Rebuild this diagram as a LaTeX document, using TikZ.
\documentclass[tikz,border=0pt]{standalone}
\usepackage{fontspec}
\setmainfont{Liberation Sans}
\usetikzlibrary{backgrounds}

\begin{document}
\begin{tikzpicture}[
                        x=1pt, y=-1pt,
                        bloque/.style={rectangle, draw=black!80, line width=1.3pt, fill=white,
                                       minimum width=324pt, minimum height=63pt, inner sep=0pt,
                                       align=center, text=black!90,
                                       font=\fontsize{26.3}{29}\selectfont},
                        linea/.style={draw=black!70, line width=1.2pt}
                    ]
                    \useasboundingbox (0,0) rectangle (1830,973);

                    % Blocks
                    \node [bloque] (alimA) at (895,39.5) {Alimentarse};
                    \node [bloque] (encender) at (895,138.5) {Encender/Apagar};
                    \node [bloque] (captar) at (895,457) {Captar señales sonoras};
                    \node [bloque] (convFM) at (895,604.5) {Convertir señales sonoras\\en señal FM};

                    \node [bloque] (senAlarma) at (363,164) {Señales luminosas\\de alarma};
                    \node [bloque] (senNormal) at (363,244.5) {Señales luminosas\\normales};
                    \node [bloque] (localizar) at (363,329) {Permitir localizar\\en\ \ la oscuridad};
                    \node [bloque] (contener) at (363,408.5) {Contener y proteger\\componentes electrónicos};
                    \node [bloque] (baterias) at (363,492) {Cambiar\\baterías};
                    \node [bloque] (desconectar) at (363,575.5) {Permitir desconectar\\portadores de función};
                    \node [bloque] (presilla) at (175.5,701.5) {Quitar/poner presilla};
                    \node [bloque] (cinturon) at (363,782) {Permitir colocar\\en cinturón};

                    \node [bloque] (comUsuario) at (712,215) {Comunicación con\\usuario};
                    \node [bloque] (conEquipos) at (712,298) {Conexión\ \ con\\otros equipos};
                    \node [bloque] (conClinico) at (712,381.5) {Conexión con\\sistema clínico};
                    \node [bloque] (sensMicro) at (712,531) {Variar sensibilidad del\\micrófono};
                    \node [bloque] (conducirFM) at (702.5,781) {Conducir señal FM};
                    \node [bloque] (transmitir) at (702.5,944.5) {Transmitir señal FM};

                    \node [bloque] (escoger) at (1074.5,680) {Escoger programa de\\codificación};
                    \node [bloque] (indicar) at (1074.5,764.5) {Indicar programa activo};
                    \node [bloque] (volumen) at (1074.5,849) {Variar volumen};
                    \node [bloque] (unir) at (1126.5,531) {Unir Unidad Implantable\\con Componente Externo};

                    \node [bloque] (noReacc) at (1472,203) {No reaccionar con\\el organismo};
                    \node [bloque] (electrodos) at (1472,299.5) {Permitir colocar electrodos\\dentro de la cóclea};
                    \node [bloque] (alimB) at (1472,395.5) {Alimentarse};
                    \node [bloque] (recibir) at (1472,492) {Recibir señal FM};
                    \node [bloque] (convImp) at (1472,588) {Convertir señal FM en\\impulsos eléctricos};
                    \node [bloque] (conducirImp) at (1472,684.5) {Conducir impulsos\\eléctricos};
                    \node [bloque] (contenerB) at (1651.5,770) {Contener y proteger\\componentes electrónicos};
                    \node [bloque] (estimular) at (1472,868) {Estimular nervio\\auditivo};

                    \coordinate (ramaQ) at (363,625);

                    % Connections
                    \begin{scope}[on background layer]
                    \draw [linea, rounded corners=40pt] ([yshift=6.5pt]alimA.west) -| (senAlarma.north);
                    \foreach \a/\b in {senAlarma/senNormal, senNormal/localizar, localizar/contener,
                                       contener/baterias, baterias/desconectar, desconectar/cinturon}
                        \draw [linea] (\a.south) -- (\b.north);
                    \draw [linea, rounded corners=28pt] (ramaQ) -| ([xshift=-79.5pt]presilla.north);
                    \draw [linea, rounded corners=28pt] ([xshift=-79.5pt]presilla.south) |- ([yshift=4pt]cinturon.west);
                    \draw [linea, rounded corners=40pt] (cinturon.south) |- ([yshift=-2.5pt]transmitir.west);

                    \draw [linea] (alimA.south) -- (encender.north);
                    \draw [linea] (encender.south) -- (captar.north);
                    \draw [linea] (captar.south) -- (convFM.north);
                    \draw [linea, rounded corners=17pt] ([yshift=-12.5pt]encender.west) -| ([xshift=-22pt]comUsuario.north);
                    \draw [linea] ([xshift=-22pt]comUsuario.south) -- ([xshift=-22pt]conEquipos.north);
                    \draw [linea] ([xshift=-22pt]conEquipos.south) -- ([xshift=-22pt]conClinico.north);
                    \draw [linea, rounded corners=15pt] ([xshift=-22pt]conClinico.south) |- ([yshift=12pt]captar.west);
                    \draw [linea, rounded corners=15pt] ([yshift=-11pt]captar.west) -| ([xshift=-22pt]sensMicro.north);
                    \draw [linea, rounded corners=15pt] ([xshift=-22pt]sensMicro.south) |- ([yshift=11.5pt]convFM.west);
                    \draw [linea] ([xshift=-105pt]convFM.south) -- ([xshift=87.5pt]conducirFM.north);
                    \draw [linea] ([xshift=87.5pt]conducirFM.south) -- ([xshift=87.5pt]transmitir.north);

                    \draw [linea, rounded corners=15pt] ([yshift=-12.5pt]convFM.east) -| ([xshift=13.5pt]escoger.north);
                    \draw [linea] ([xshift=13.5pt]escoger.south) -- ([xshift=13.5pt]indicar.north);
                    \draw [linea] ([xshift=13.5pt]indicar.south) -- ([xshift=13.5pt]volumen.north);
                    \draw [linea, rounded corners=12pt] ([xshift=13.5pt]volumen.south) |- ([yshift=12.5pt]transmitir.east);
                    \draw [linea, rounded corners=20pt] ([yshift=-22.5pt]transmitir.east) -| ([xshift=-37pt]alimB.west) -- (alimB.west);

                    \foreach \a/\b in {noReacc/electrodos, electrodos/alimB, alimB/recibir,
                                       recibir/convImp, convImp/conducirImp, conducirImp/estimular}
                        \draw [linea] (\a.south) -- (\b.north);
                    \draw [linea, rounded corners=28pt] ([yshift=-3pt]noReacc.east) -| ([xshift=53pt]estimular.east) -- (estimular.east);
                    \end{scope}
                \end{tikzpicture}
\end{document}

--

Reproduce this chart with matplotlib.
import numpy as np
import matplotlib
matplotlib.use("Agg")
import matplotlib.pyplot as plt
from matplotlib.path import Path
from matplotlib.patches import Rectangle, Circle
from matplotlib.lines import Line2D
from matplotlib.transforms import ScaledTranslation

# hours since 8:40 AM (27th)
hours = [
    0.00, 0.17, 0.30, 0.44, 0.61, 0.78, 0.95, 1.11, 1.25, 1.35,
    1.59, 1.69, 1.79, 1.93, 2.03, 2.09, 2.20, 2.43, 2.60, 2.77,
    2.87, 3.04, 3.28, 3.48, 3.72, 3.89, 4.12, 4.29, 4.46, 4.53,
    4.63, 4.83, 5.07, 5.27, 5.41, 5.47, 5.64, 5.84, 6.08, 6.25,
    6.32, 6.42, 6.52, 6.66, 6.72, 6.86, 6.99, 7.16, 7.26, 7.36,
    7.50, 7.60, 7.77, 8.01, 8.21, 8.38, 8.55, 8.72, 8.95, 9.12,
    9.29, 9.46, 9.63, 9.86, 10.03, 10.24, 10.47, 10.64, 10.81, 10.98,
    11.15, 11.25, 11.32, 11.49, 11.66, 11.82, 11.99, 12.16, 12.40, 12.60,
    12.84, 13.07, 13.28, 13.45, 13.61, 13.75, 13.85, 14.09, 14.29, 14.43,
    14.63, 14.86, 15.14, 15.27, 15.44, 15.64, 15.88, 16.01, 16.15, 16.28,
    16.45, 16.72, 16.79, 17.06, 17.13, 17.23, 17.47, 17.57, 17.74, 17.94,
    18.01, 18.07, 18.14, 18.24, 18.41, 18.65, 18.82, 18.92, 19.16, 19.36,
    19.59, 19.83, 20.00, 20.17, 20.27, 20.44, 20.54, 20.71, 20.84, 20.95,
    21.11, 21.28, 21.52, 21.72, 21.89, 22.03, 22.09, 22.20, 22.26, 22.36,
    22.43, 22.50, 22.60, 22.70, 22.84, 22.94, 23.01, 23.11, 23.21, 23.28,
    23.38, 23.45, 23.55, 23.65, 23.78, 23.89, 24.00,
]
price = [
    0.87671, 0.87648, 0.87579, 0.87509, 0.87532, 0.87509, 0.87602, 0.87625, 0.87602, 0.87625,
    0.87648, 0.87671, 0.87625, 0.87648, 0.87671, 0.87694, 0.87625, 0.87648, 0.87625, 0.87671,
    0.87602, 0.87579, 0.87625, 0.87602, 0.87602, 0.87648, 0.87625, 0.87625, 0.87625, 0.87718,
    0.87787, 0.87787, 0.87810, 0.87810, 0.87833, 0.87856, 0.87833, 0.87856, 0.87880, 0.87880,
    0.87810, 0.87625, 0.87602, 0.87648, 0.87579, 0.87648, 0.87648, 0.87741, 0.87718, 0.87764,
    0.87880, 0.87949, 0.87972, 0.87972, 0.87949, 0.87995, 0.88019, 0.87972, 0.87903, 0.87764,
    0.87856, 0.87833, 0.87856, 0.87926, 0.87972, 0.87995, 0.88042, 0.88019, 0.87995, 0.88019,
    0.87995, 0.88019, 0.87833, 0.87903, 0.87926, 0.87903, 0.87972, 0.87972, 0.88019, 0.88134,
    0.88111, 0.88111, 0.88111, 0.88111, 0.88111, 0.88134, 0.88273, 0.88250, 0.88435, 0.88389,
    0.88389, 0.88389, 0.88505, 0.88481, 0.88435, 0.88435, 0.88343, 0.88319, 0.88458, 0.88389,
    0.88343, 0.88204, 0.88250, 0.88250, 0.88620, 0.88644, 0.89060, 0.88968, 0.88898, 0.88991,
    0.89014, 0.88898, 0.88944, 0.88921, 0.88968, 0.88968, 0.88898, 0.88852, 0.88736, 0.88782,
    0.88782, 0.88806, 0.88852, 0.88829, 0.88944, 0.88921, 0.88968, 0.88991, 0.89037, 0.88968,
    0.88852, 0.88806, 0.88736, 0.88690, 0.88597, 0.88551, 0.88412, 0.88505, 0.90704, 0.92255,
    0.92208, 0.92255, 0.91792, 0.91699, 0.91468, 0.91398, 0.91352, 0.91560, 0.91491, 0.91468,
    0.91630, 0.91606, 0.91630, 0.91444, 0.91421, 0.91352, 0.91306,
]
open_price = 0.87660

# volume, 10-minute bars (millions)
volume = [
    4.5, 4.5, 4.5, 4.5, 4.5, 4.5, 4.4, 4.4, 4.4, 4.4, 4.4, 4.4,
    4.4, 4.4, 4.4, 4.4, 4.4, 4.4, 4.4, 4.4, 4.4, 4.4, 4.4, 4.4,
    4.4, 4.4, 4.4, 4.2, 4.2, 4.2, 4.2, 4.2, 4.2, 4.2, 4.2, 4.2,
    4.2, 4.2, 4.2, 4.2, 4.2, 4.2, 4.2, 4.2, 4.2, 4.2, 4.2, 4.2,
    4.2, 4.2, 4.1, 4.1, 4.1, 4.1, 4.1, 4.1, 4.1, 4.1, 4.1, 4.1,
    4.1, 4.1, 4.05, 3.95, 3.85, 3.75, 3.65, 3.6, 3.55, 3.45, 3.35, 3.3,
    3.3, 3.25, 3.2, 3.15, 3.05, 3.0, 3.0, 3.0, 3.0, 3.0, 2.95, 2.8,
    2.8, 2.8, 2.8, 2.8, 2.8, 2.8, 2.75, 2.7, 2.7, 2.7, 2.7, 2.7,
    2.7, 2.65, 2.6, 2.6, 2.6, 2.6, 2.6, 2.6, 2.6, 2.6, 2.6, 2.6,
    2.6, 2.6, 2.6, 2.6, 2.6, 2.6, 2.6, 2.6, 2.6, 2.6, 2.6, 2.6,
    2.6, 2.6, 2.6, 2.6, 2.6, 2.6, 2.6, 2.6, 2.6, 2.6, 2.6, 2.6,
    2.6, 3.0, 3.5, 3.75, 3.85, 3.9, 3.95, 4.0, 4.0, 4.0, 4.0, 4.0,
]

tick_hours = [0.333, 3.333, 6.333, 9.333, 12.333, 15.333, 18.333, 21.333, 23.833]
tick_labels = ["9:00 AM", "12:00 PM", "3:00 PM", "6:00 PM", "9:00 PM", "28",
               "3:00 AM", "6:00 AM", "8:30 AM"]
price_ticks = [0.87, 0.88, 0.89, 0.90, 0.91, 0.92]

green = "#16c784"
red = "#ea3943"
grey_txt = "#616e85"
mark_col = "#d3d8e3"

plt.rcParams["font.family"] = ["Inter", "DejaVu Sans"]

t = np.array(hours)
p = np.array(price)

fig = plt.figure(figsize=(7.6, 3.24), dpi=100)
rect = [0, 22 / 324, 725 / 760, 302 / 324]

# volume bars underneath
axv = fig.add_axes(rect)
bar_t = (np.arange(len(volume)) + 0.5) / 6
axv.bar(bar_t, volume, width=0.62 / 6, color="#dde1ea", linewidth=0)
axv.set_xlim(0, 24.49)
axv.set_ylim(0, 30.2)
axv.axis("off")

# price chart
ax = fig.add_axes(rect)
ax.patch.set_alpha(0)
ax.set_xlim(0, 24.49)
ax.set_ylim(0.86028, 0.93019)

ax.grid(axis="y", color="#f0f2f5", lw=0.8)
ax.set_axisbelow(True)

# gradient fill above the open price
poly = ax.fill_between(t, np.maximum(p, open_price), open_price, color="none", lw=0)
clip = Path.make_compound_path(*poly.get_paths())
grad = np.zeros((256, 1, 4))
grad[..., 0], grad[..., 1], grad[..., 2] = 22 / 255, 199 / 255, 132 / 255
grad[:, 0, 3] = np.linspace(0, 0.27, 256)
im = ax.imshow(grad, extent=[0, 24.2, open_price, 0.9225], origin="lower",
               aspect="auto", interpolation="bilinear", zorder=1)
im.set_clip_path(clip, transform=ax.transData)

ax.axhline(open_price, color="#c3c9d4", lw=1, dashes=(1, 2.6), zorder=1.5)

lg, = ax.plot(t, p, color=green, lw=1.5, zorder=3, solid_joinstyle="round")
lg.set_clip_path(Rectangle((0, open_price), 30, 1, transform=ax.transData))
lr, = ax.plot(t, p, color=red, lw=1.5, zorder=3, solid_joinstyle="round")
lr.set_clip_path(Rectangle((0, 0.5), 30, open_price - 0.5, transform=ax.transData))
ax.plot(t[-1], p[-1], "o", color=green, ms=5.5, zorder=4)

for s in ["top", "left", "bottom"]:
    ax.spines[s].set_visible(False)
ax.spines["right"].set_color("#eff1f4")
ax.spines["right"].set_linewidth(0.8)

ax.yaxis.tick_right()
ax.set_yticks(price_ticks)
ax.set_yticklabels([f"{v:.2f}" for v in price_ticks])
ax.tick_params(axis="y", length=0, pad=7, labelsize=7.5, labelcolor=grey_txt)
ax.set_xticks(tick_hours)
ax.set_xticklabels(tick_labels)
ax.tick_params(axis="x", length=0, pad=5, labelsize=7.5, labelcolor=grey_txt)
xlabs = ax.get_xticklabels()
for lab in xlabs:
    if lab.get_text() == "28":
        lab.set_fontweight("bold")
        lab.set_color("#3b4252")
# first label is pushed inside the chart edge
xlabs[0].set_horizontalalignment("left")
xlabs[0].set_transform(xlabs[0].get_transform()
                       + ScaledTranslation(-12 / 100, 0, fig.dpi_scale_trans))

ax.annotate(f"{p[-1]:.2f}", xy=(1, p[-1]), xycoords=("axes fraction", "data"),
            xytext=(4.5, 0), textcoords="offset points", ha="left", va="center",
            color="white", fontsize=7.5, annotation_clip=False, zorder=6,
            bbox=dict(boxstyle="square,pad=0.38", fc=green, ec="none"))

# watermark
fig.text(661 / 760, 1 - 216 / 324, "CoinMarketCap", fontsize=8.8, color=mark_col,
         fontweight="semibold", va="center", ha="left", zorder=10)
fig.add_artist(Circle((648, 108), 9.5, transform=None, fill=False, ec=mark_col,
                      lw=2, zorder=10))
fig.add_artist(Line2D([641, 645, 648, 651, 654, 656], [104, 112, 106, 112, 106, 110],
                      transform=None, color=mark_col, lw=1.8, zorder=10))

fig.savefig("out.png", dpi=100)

---

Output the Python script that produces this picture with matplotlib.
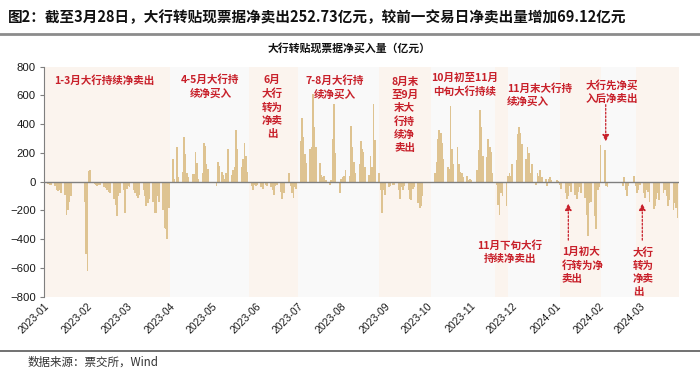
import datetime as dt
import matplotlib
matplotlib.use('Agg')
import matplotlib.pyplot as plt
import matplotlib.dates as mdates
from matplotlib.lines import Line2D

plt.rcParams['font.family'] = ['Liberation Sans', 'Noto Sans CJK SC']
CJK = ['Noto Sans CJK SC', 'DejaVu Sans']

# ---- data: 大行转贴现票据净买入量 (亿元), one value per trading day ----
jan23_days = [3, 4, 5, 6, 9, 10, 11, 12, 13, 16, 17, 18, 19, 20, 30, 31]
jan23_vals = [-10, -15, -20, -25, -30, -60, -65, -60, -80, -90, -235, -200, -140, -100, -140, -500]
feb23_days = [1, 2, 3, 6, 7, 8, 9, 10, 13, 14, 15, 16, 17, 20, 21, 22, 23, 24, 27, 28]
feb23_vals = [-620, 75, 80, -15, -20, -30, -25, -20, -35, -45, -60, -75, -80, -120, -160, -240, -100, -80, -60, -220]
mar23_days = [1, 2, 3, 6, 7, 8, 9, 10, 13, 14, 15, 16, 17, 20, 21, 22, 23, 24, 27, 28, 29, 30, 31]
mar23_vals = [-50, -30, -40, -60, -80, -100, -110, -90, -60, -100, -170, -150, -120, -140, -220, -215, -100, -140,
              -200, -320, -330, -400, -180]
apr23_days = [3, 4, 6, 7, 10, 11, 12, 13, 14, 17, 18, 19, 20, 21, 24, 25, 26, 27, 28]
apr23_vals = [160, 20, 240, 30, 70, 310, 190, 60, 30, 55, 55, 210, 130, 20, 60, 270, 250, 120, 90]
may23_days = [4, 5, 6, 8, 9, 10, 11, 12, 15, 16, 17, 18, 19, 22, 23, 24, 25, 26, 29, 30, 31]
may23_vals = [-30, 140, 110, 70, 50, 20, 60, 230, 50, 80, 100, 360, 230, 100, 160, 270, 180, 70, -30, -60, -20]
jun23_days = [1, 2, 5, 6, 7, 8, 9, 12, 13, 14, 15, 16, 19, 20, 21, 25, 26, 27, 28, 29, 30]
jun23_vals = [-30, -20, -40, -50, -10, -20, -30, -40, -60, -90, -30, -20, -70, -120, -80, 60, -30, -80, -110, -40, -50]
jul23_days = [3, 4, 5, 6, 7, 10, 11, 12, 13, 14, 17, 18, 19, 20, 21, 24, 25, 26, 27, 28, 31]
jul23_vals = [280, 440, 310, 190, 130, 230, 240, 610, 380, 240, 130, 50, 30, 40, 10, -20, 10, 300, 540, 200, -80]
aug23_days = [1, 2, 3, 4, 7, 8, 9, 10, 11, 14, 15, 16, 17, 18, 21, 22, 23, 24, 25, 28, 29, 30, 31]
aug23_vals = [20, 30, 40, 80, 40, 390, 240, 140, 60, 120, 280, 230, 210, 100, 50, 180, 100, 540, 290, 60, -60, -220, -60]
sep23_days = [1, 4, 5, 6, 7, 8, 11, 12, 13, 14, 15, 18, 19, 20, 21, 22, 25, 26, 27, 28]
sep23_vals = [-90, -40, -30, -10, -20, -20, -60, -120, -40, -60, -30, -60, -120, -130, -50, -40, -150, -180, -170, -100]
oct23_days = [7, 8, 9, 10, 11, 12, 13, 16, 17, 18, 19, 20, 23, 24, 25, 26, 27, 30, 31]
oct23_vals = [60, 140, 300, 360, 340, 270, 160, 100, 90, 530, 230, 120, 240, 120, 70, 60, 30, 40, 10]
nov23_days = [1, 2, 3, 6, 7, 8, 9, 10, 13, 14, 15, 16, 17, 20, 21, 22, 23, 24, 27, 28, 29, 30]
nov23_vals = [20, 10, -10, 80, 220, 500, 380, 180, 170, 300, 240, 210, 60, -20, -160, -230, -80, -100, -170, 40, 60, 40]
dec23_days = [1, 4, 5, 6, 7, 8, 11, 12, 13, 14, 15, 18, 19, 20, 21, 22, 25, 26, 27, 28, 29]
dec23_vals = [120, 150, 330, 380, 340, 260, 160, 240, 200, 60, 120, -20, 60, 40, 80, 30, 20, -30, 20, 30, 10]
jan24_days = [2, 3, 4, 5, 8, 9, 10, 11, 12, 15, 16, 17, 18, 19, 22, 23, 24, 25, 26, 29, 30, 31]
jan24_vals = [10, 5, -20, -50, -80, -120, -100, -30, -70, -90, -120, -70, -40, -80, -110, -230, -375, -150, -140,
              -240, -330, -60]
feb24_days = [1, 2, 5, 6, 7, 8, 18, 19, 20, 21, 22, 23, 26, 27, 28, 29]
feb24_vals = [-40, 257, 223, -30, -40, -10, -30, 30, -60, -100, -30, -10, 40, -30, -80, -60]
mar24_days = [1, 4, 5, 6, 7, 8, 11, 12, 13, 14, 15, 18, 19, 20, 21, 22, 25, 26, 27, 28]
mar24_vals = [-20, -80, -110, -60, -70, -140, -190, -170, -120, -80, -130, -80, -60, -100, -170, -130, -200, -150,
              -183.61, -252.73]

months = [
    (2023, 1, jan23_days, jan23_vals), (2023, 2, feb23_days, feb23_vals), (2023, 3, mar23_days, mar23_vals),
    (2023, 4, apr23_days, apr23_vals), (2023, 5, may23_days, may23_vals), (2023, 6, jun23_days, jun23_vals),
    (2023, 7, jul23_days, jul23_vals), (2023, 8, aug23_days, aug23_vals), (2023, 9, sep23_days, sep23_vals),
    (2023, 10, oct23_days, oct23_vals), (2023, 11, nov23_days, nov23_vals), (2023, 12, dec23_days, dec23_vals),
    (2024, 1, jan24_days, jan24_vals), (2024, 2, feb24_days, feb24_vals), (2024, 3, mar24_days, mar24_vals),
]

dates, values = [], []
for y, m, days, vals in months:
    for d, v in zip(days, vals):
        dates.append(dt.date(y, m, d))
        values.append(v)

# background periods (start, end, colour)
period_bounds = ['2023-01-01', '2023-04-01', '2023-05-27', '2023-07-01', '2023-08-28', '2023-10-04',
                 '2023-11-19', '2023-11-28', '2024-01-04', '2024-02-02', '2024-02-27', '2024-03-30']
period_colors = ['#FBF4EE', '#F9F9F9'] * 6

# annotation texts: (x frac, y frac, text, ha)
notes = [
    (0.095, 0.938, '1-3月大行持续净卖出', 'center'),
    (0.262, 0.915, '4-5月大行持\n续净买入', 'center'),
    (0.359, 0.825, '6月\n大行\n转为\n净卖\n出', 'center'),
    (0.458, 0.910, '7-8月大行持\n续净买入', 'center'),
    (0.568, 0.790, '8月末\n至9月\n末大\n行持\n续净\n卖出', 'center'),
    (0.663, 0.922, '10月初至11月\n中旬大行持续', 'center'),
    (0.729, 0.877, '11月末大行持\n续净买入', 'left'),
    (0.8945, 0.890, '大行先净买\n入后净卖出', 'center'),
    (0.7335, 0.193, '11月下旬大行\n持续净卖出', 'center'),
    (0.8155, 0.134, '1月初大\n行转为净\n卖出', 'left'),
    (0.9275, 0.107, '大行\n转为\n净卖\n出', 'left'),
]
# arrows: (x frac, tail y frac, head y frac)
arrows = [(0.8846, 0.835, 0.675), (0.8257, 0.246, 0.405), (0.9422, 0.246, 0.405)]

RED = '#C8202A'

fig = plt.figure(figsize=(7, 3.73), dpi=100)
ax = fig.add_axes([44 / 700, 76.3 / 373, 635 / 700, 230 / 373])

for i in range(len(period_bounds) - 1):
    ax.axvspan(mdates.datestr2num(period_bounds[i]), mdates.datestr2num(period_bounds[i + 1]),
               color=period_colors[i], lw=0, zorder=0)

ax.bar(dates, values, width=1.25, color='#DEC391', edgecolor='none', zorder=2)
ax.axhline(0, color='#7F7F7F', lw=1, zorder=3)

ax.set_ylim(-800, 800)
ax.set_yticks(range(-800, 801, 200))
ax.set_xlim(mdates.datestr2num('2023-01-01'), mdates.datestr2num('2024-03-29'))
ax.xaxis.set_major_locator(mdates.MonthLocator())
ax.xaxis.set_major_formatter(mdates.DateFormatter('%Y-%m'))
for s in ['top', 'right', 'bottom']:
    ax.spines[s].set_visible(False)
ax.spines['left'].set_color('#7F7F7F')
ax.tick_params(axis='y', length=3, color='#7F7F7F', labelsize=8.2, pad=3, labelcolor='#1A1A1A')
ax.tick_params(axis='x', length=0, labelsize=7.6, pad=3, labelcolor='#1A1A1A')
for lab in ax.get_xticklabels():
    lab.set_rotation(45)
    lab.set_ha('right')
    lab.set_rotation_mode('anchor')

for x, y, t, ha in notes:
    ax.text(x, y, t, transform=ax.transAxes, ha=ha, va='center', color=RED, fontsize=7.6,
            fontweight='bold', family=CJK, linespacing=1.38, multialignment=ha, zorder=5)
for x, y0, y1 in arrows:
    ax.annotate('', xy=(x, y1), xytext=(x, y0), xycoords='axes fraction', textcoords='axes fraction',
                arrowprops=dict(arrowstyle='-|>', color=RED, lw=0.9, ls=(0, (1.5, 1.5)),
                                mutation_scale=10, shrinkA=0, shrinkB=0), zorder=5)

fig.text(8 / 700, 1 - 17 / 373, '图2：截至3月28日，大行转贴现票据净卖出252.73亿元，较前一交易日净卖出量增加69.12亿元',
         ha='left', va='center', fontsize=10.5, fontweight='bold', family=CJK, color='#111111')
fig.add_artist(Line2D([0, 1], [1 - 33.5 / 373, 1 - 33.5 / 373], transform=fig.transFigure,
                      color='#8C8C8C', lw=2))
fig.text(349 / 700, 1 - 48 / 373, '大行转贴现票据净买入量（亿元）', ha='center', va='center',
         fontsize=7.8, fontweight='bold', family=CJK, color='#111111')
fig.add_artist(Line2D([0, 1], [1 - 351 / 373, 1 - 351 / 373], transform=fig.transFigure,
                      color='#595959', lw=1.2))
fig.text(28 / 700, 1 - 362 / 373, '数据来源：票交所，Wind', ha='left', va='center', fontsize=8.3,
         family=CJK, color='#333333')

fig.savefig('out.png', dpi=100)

## Set problem
From the records above, copy exactly the lines starting at the one with "Output the Python" and ending at the one with "CJK = ['Noto Sans CJK SC', 'DejaVu Sans']", and no others. Pictures stay out.

## Full solution
Output the Python script that produces this picture with matplotlib.
import datetime as dt
import matplotlib
matplotlib.use('Agg')
import matplotlib.pyplot as plt
import matplotlib.dates as mdates
from matplotlib.lines import Line2D

plt.rcParams['font.family'] = ['Liberation Sans', 'Noto Sans CJK SC']
CJK = ['Noto Sans CJK SC', 'DejaVu Sans']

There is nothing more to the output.